* [Records from a dataset]
-------------------------

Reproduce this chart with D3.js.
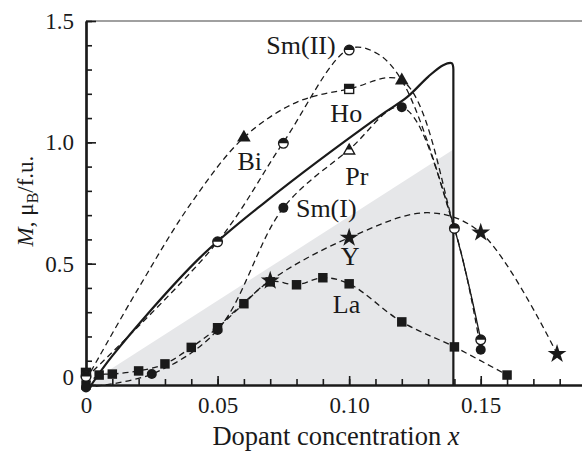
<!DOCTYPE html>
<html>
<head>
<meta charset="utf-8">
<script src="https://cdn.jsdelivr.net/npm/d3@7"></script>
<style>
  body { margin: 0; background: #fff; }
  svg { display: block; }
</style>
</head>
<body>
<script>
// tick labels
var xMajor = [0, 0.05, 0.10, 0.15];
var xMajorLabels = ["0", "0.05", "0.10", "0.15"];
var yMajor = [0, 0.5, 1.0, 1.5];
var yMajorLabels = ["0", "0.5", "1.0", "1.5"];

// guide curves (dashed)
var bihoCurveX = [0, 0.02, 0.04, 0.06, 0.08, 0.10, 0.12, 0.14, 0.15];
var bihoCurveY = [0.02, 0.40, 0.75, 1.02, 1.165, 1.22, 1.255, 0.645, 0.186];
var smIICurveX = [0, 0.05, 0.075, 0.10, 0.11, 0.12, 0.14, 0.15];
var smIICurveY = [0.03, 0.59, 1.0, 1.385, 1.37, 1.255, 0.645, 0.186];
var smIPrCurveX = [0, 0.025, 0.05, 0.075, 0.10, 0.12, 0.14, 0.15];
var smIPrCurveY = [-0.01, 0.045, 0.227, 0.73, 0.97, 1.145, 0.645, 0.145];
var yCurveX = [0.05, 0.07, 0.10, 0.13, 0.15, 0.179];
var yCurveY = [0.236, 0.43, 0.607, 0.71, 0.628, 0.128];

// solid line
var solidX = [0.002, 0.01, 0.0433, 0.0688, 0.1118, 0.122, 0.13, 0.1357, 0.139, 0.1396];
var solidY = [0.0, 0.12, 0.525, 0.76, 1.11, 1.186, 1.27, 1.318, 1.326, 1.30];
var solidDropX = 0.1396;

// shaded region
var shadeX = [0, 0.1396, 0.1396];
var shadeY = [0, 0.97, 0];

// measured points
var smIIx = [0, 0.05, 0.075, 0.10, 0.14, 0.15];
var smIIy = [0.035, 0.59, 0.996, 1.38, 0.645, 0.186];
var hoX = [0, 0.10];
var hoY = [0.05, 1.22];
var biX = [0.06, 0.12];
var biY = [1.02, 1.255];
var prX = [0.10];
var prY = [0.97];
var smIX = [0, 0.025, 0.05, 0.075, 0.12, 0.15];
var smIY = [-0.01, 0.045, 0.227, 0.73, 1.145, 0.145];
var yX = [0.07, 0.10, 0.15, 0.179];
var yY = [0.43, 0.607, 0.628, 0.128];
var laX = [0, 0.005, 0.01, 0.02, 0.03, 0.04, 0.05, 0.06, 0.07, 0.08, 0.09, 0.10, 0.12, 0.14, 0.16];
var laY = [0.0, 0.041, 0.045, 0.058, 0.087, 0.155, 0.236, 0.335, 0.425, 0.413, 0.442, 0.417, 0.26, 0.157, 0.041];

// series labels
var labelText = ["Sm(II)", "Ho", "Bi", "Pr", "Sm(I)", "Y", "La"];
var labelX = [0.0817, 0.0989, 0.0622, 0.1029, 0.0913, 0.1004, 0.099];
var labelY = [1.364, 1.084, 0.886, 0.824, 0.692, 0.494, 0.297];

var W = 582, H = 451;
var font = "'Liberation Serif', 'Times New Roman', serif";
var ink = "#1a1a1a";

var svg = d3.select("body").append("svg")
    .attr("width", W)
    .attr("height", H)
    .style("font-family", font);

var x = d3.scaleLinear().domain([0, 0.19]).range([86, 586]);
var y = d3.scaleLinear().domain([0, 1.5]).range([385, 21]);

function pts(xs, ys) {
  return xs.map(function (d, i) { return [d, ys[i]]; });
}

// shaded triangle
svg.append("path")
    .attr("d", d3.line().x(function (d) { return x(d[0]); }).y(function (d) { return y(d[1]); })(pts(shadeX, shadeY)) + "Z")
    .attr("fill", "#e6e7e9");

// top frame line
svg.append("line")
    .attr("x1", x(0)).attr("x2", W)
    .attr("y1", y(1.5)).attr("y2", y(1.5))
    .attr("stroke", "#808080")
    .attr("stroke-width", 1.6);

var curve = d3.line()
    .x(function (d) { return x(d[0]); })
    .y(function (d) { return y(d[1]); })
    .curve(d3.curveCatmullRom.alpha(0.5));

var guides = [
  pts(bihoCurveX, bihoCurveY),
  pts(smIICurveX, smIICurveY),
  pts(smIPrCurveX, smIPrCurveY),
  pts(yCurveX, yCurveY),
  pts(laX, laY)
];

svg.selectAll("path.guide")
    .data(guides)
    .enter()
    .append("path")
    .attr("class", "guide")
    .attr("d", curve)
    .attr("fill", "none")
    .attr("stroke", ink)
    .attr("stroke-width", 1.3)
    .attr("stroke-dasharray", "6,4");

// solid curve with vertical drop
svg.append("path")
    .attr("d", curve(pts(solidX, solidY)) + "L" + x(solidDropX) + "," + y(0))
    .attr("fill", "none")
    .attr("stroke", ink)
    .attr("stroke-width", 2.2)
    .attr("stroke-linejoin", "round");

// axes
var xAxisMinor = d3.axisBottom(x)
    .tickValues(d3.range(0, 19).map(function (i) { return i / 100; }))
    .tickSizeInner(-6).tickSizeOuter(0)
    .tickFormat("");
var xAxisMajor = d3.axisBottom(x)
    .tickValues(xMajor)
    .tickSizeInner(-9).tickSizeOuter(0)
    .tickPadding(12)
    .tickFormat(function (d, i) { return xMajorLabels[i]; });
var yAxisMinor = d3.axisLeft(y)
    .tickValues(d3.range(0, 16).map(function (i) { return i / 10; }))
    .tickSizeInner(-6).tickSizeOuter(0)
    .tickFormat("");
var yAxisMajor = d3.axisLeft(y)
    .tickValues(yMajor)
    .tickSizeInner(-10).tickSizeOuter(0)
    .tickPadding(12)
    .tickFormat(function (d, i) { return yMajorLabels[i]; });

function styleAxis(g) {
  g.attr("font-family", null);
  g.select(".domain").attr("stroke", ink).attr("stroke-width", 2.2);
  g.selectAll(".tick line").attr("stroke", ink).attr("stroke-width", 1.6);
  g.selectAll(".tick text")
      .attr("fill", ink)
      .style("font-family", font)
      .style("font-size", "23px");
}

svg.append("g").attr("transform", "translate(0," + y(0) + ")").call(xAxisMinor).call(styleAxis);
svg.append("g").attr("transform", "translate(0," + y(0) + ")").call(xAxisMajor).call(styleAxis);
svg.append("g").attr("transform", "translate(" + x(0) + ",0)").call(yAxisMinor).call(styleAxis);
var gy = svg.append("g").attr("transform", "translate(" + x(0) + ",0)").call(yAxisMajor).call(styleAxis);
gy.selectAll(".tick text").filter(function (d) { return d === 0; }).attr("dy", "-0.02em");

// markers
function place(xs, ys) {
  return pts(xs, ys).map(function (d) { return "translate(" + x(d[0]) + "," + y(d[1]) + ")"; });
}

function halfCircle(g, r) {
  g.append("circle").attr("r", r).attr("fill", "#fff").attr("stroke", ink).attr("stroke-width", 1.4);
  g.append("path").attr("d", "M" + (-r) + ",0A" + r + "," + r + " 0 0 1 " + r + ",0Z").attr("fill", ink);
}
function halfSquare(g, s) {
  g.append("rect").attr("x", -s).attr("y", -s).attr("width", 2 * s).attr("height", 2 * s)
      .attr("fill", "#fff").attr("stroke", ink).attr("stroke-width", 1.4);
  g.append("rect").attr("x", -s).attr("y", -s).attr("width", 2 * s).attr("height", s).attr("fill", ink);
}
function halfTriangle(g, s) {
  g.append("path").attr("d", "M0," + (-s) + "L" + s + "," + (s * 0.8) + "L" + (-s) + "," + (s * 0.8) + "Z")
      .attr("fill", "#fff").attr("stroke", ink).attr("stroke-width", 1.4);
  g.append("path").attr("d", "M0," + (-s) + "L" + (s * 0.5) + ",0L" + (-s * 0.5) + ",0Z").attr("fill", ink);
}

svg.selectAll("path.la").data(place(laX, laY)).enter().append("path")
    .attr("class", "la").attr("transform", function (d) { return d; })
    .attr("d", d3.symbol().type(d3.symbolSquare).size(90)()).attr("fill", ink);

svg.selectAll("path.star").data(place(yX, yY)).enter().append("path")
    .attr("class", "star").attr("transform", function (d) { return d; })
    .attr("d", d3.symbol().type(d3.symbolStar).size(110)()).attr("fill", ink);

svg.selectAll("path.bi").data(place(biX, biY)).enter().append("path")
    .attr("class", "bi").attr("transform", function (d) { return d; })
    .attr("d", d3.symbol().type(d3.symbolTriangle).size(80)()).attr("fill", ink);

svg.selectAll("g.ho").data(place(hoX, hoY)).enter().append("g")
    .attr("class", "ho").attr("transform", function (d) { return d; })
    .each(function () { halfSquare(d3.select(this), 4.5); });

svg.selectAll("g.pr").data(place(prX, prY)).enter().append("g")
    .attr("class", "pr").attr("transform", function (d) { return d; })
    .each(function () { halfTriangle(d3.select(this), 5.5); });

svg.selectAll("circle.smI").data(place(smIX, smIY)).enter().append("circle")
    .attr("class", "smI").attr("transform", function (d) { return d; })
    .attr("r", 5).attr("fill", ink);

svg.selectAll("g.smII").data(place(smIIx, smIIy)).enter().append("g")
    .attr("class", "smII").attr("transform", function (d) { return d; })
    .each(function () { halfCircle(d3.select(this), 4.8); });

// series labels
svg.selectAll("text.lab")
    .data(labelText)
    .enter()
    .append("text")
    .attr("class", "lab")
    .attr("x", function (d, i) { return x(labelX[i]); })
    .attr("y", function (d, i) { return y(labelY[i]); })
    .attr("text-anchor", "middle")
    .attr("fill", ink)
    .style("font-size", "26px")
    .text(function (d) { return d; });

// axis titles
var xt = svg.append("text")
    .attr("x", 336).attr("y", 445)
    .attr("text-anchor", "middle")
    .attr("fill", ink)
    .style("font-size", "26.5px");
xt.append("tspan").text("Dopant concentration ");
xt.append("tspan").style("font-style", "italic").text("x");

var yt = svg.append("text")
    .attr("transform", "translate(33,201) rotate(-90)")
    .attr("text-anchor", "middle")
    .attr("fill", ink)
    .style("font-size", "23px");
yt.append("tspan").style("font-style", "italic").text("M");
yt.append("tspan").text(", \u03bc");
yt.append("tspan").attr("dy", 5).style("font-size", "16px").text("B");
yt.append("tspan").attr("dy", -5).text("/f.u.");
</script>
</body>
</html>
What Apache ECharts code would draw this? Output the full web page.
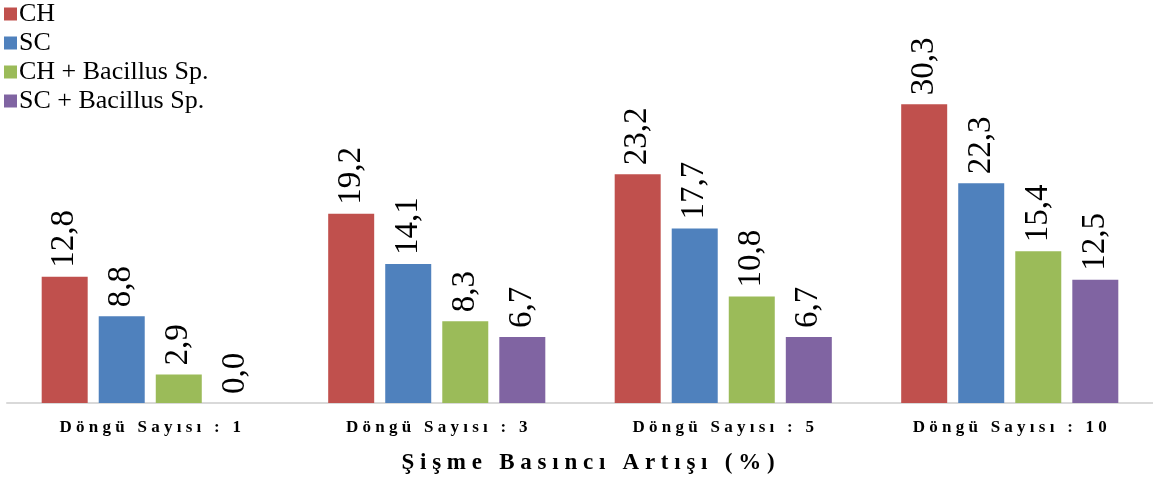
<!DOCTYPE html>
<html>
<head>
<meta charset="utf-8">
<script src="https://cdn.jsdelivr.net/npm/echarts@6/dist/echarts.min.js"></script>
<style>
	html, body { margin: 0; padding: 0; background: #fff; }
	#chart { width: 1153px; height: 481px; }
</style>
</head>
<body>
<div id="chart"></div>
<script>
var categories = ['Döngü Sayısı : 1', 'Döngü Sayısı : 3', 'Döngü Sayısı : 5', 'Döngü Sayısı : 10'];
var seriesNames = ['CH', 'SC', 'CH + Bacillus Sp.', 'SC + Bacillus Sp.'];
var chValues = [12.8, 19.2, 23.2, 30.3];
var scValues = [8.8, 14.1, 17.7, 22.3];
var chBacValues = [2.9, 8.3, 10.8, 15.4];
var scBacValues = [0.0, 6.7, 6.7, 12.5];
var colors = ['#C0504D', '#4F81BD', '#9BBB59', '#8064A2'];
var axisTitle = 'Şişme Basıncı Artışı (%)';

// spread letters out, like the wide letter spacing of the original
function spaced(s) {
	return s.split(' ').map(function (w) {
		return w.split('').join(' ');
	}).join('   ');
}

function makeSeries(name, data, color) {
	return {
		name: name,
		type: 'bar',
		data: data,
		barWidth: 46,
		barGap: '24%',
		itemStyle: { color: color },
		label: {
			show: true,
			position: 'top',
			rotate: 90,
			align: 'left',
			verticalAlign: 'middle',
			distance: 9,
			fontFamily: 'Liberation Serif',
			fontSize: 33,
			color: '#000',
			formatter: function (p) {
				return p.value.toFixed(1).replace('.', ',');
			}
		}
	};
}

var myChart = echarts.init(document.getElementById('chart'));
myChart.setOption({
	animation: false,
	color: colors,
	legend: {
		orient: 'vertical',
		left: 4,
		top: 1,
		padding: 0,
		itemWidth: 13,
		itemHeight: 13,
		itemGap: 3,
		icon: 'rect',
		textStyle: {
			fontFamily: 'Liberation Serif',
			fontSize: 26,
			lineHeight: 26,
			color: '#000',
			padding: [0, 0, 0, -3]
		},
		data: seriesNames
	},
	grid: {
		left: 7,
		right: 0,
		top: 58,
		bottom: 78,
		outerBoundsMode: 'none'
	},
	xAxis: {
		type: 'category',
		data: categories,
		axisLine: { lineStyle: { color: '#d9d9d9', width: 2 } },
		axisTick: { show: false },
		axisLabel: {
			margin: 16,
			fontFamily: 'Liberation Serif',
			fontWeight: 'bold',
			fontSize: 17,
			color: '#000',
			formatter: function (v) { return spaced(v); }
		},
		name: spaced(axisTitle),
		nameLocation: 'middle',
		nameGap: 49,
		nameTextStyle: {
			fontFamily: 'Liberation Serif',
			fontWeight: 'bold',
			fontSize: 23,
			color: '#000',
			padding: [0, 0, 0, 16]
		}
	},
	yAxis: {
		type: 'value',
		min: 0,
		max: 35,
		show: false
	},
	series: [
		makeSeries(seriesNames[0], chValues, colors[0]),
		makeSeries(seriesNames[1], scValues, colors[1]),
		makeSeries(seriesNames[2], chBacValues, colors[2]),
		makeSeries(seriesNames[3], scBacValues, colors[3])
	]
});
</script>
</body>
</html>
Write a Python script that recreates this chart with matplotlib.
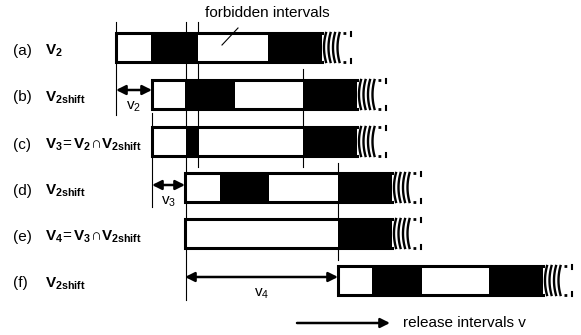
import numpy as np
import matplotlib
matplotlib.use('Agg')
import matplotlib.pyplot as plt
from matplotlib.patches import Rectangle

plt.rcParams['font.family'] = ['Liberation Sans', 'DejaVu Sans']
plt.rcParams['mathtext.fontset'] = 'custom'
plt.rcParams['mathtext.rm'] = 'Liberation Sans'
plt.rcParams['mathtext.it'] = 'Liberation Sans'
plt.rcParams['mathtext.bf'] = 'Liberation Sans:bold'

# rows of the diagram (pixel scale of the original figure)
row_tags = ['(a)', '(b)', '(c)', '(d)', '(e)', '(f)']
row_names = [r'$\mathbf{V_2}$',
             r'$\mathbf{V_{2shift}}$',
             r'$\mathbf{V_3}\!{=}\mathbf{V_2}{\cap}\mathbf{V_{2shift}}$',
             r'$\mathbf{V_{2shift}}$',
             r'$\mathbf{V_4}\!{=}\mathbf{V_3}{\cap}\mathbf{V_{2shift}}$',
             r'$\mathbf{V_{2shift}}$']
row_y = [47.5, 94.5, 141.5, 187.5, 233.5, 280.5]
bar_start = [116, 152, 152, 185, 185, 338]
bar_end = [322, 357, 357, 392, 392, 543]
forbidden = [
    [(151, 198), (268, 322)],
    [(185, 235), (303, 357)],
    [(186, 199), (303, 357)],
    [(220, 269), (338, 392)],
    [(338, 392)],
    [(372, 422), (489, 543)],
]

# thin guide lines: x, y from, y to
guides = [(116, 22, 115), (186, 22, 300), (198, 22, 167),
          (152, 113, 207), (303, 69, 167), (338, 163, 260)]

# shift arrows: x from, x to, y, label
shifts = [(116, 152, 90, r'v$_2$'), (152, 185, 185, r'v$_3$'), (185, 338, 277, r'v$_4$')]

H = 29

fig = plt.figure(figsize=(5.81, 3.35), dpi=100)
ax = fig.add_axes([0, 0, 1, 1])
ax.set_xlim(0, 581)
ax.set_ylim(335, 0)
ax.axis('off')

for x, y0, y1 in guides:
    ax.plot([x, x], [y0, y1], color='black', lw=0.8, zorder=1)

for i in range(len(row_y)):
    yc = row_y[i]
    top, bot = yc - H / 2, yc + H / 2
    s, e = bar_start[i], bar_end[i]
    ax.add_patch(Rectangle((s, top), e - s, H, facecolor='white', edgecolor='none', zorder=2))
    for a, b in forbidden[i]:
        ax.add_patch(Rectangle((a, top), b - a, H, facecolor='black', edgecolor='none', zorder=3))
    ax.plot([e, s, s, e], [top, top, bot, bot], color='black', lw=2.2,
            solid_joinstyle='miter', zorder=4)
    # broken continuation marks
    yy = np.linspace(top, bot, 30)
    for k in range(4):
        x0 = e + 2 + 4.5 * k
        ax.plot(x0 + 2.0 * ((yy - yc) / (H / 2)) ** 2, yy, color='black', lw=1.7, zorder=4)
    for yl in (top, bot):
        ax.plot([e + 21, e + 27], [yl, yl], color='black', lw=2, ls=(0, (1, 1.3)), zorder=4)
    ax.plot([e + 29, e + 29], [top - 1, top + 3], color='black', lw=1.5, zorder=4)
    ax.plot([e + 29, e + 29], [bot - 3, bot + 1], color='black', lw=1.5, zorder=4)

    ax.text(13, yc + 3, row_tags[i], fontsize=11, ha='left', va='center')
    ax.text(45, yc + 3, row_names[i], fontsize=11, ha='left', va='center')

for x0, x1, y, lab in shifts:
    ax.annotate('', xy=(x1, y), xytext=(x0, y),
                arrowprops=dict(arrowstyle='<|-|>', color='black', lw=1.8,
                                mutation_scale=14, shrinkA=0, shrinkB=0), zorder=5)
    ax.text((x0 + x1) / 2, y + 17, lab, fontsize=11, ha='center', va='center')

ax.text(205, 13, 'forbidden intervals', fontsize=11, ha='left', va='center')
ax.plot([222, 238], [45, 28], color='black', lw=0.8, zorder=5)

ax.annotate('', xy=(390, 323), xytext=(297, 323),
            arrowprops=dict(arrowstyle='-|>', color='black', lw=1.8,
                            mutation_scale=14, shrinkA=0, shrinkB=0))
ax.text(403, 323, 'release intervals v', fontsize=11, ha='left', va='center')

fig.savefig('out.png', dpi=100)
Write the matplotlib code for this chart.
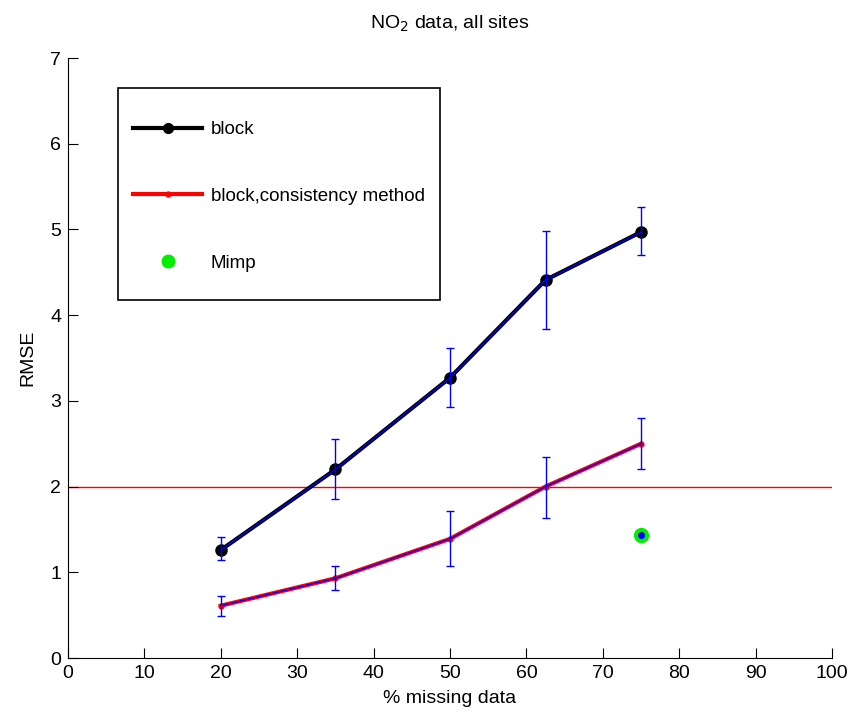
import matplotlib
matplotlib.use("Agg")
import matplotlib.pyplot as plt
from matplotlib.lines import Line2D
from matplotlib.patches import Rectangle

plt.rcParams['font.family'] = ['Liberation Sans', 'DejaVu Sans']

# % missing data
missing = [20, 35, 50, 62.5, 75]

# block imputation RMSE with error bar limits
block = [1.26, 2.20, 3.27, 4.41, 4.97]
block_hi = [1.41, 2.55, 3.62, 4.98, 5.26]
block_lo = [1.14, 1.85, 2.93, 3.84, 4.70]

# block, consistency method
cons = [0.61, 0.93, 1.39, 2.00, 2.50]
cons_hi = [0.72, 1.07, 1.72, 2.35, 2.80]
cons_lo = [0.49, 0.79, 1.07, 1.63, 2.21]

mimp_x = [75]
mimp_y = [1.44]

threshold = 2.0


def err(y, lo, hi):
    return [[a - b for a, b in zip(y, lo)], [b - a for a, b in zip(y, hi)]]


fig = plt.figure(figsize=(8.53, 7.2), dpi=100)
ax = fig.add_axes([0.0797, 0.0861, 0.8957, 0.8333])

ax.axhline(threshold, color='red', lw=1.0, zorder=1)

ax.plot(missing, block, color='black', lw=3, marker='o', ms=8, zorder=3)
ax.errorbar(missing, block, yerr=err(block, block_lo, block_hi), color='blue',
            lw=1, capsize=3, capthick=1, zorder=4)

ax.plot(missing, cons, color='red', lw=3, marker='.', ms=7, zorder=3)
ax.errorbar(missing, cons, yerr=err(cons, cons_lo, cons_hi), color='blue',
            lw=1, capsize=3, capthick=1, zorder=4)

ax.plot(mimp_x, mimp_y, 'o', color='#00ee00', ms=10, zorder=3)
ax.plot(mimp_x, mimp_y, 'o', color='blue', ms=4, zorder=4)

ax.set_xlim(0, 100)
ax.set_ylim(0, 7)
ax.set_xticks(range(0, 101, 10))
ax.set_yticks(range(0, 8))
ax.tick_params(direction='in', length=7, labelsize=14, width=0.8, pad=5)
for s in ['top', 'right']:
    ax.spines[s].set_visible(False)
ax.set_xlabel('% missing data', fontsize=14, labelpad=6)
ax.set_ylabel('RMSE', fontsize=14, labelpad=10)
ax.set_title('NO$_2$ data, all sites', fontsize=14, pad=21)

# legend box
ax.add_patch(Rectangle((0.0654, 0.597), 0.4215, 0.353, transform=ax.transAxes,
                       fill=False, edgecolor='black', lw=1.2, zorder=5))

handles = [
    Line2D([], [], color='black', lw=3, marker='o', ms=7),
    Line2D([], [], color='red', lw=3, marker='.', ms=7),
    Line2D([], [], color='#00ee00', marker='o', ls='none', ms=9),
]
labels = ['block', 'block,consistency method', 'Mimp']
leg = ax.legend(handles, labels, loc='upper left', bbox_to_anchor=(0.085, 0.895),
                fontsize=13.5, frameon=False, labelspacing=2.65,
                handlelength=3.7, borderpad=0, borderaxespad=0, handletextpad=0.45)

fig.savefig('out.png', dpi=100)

-------------------------

* [Instruction] Exactly as they appear, write out the lines from the one containing "Write a Python" down to the one containing "ax.plot([x, x], [y0, y1], color='black', lw=0.8, zorder=1)", both included. Pictures are left out.

* [Task result]
Write a Python script that recreates this chart with matplotlib.
import numpy as np
import matplotlib
matplotlib.use('Agg')
import matplotlib.pyplot as plt
from matplotlib.patches import Rectangle

plt.rcParams['font.family'] = ['Liberation Sans', 'DejaVu Sans']
plt.rcParams['mathtext.fontset'] = 'custom'
plt.rcParams['mathtext.rm'] = 'Liberation Sans'
plt.rcParams['mathtext.it'] = 'Liberation Sans'
plt.rcParams['mathtext.bf'] = 'Liberation Sans:bold'

# rows of the diagram (pixel scale of the original figure)
row_tags = ['(a)', '(b)', '(c)', '(d)', '(e)', '(f)']
row_names = [r'$\mathbf{V_2}$',
             r'$\mathbf{V_{2shift}}$',
             r'$\mathbf{V_3}\!{=}\mathbf{V_2}{\cap}\mathbf{V_{2shift}}$',
             r'$\mathbf{V_{2shift}}$',
             r'$\mathbf{V_4}\!{=}\mathbf{V_3}{\cap}\mathbf{V_{2shift}}$',
             r'$\mathbf{V_{2shift}}$']
row_y = [47.5, 94.5, 141.5, 187.5, 233.5, 280.5]
bar_start = [116, 152, 152, 185, 185, 338]
bar_end = [322, 357, 357, 392, 392, 543]
forbidden = [
    [(151, 198), (268, 322)],
    [(185, 235), (303, 357)],
    [(186, 199), (303, 357)],
    [(220, 269), (338, 392)],
    [(338, 392)],
    [(372, 422), (489, 543)],
]

# thin guide lines: x, y from, y to
guides = [(116, 22, 115), (186, 22, 300), (198, 22, 167),
          (152, 113, 207), (303, 69, 167), (338, 163, 260)]

# shift arrows: x from, x to, y, label
shifts = [(116, 152, 90, r'v$_2$'), (152, 185, 185, r'v$_3$'), (185, 338, 277, r'v$_4$')]

H = 29

fig = plt.figure(figsize=(5.81, 3.35), dpi=100)
ax = fig.add_axes([0, 0, 1, 1])
ax.set_xlim(0, 581)
ax.set_ylim(335, 0)
ax.axis('off')

for x, y0, y1 in guides:
    ax.plot([x, x], [y0, y1], color='black', lw=0.8, zorder=1)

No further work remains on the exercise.